Hace 50 años, este mes de julio, el Papa Pablo VI promulgó su encíclica «Humanae Vitae», que reafirmaba la prohibición tradicional de la Iglesia Católica sobre el control de la natalidad artificial y desencadenó uno de los debates más divisivos en la historia moderna de la Iglesia.
Los católicos han rechazado abrumadoramente la enseñanza del documento. Una encuesta de Univisión de 2014 encontró que grandes mayorías de católicos autoidentificados en bastiones tradicionales de la fe estaban a favor del uso de anticonceptivos: 93% en Brasil, 84% en Italia y 68% en Filipinas. En Estados Unidos, un estudio realizado en 2016 por el Pew Research Center encontró que sólo el 13% de los católicos que asisten a misa semanalmente pensaban que la anticoncepción era moralmente incorrecta.
Sin embargo, los defensores de la encíclica insisten en que el tiempo ha reivindicado al Papa Pablo, quien advirtió que la anticoncepción «abriría de par en par el camino a la infidelidad matrimonial y a una rebaja general de las normas morales», a una pérdida de respeto por las mujeres y a políticas coercitivas de control de la población.
La «Humanae Vitae» tuvo su origen en la decisión de San Juan XXIII, poco antes de su muerte en 1963, de establecer un panel de expertos en demografía, medicina y economía para hacer frente a la creciente preocupación por el crecimiento de la población. Su sucesor, el Papa Pablo, amplió la comisión para incluir a cardenales, obispos y teólogos, así como a parejas casadas, y cambió el enfoque a cuestiones morales, en particular sobre la píldora anticonceptiva, cuyo uso había sido aprobado por Estados Unidos en 1960.

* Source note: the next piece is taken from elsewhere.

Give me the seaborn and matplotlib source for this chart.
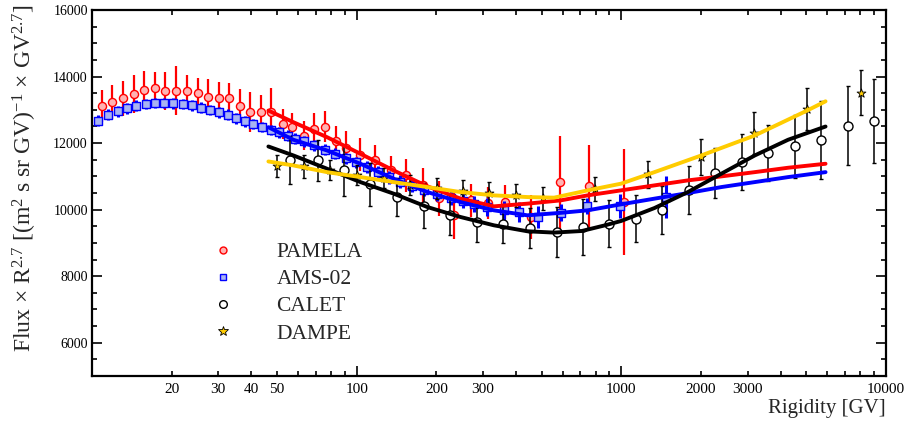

La comisión pontificia estaba dividida sobre la cuestión y presentó dos informes al Papa en 1966, en los que la mayoría argumentaba que un marido y una mujer podían utilizar moralmente la anticoncepción en ciertas ocasiones, siempre y cuando estuvieran generalmente abiertos a tener hijos. Cuando esto se filtró a la prensa al año siguiente, aumentó las expectativas de que la tendencia modernizadora que había comenzado en el Concilio Vaticano II (1962-65), con innovaciones como la misa en lenguas locales en lugar de en latín y una relación más abierta con otras religiones, se extendería ahora a la enseñanza moral.